A view of the White House in Washington D.C., the United States. [Photo/Xinhua]
Well after U.S. Vice President Kamala Harris touted her week-long Africa trip as a win for U.S. trade and security commitments, close observers and U.S. officials are now clear about the trip's real objective: more anti-China signaling to governments in Ghana, Tanzania, and Zambia.
But Harris' recurring focus on countries' strictly internal affairs and her push for U.S.-influenced democratic reforms fail to reckon with underlying grievances in Africa about transactional U.S. attitudes towards the region. It took a fruitless visit from America's top diplomat last year and unwarranted debt conspiracies from its treasury chief to confirm Washington's neglect of the U.S.-Africa partnership under Biden. Deflecting the blame on China only highlights the real hypocrisy of American diplomacy in the region, given its desire to interfere in African countries' independent reform trajectories and use selective investments as a political weapon.
Recall Harris' exchanges in Tanzania and Zambia. America is unqualified to preach the value of coexistence and "democratic reforms" to Tanzania. It has employed democracy as a weapon to filter African allies based on regime type, as opposed to common interests, effectively challenging its broader support for "freedom, justice, and democracy." Harris' endorsement of America's divisive Summit for Democracy ignored Washington's own role in aggravating Africa's food insecurity, hunger, and adaptation challenges through undemocratic means, including sanctions.
Tanzania, in stark contrast, is a principled case study, where its "efforts in building a democratic nation" are informed by choices that are internal to the country and its people. U.S. approval of what acceptable reform should look like is an unwanted obstacle to that autonomy. Calling on governments to downplay their friendship with China is nothing but a glaring representation of U.S. insecurities and can only strengthen time-tested partnerships further in the face of America's cold war attitudes.

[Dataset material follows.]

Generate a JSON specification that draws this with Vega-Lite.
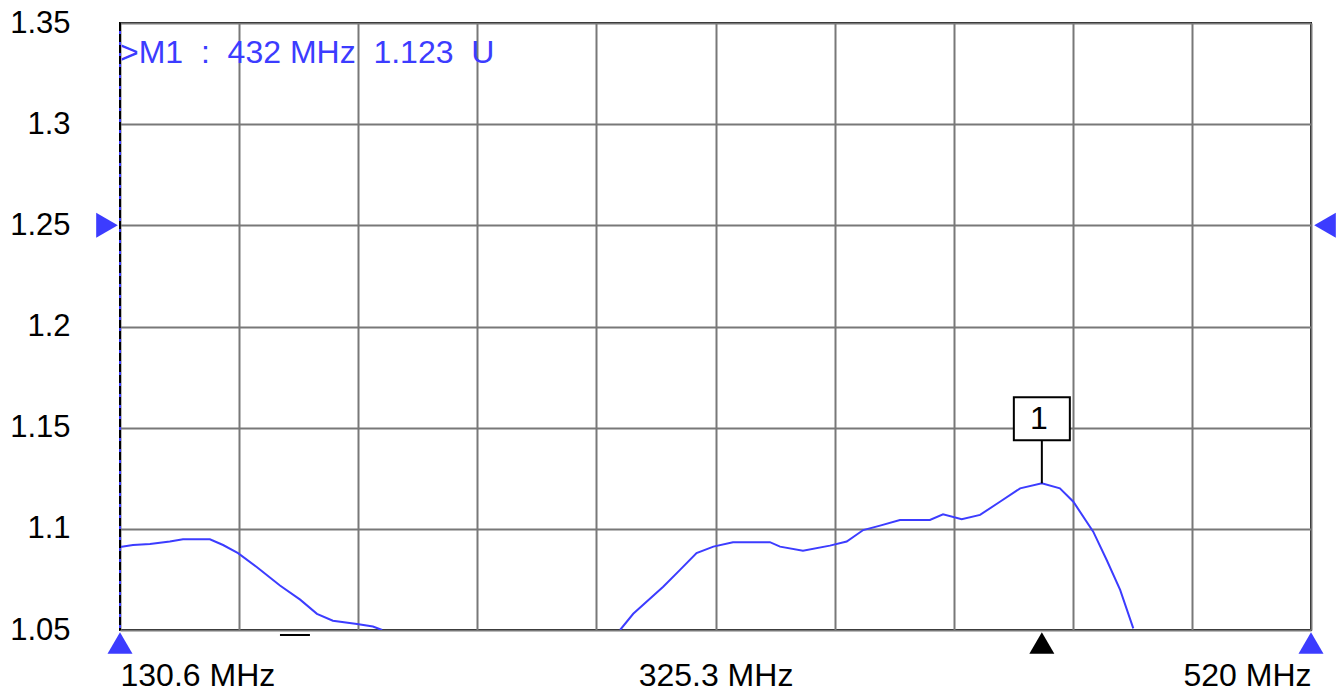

Any expectations that Harris' trip genuinely reckoned with U.S. contributions to Africa's colonial legacy were also in vain. During her stop in Ghana, Harris chose to focus more on lofty promises about U.S. support for "African innovation." Innovation and cooperation are a tough sell given U.S. efforts to undercut Ghana's sovereignty in support of an expanding military presence in the recent past. Also, its continuous failure to win back goodwill after brazenly castigating Africa's innovation lifeblood: its nations.
On trade and investment, Harris' three-nation tour also appeared tall on pledges and painfully short on actual deliverables, indicating where U.S. priorities should actually focus. From $7 billion in "new commitments" to Zambia to repackaged offerings in Ghana and Tanzania, her administration fell short of a plan to scale up these offerings in the long term. History makes clear that America's waning trade priorities for years have confined its trade with the continent to a fraction of Africa's total with leading partners. In effect, this challenges the credibility of new U.S. "investments" and the "significant economic benefits" that Harris allegedly saw coming.
On regional security, U.S. contributions to West Africa's security challenges warrant serious questioning rather than scapegoating Beijing for America's own overreach. In Ghana, Harris announced $100 million in U.S. aid to ward off militancy. And yet, it is counterproductive U.S. security assistance of the past and its domestic warfare support that left key militant groups undiminished in the region.
Similarly, the geopolitical overtones of Harris' trip extended to America's erroneous perceptions about Chinese influence in Africa. "We are continuing to reiterate our call for all bilateral official creditors to provide meaningful debt reduction," said Harris in response to a press question on China's debt restructuring. Her precise insistence that the trip was not "about China" directly contradicts senior officials from her own government who said Harris sought to bring up Chinese economic and technological engagement with Africa, billing them as a so-called concern to the U.S.
It is anyone's guess that futile efforts to sow discord between Africa and China can only expose deep-seated insecurities in America's courtship of Africa. In a sign that Harris walked away without an audience, hear it from Zambian President Hakainde Hichilema: "Things must not be seen that way."
Thus, it is clear by now that Harris' much hyped-up Africa trip was another futile exercise in anti-China hostilities. The real casualty of America's cold war obsession is its diplomatic credibility, given alarming doublespeak on "cooperation" with Africa. There is a telling discord between calling for a progressive Africa in speech and attempting to clip that progression through unwarranted targeting of Africa's most treasured relationships.
Hannan R. Hussain is a foreign affairs commentator, author and recipient of the Fulbright Award.